Deadlight is a 2D platformer reminiscent of the original Prince Of Persia, with the aesthetic of Limbo mixed in. Most of your time is spent traversing the environment by jumping, crouching, climbing, rolling and sprinting. Parkour mixed with a zombie apocalypse backdrop could have been good, but the often unresponsive controls result in a lot of deaths whenever precise timing is required. Both the environments and your character are presented as silhouettes, and this can cause problems when it is unclear what is a climbable platform and what is in the background. If you stand still for a moment, arrows appear that point out the ledges on-screen, which seems like a really lazy way of alleviating the problem, and this feature isn’t much use when you are required to speed through an area.
The game also includes a few combat mechanics. The shooting is okay; you drag a line over your target and fire. The melee combat, however, is clumsy, generally consisting of mashing a button and hoping for the best. If the zombies grab you (which they will) you have to mash the same button to free yourself – straight into the grasp of another zombie, and this loop usually continues until you die.
The only thing I really liked about the game was the art style. As I have already mentioned, your character and the platforms are mostly silhouettes against a slightly more colourful background, and while this approach sometimes presents gameplay problems, it is quite nice to look at. In addition, the game occasionally makes use of lighting and perspective tricks to create some impressive visual effects, such as a moment where the lights come on to reveal a horde of zombies in the room with you.

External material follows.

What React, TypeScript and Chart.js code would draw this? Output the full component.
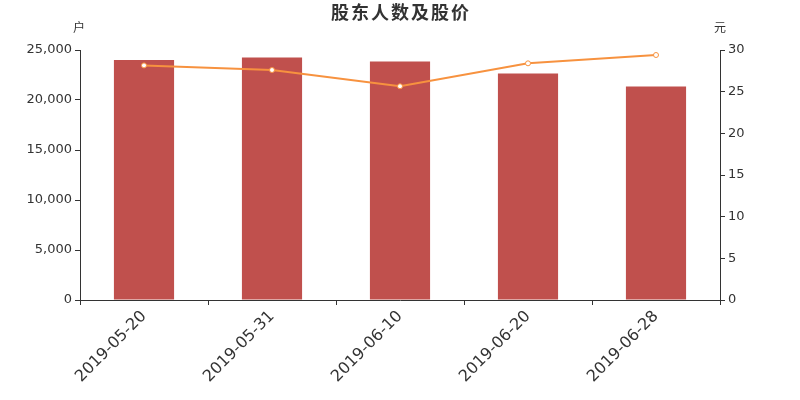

Now for the technical problems. I ran into two issues that meant I had to close and reopen the application. The first was a point where I got stuck in a zone with textures missing, unable to do anything except press the respawn button to be dropped into the same zone. The second was a room that didn’t light up when entered, meaning I could not see the path to progress. Along with these bigger one-off problems, there were persistent issues with the hit detection and points where the character would not grab on to a ledge. The bugs combined with the poor content sealed the recommendation status.
Partway through playing Deadlight, I remembered that I had completed it a few years ago on Xbox 360, meaning it was less memorable than the shitty movie tie-in games I played when I was five. That pretty much sums up my feelings for Deadlight. Between the generic story and the clumsy gameplay, there is very little here worth recommending.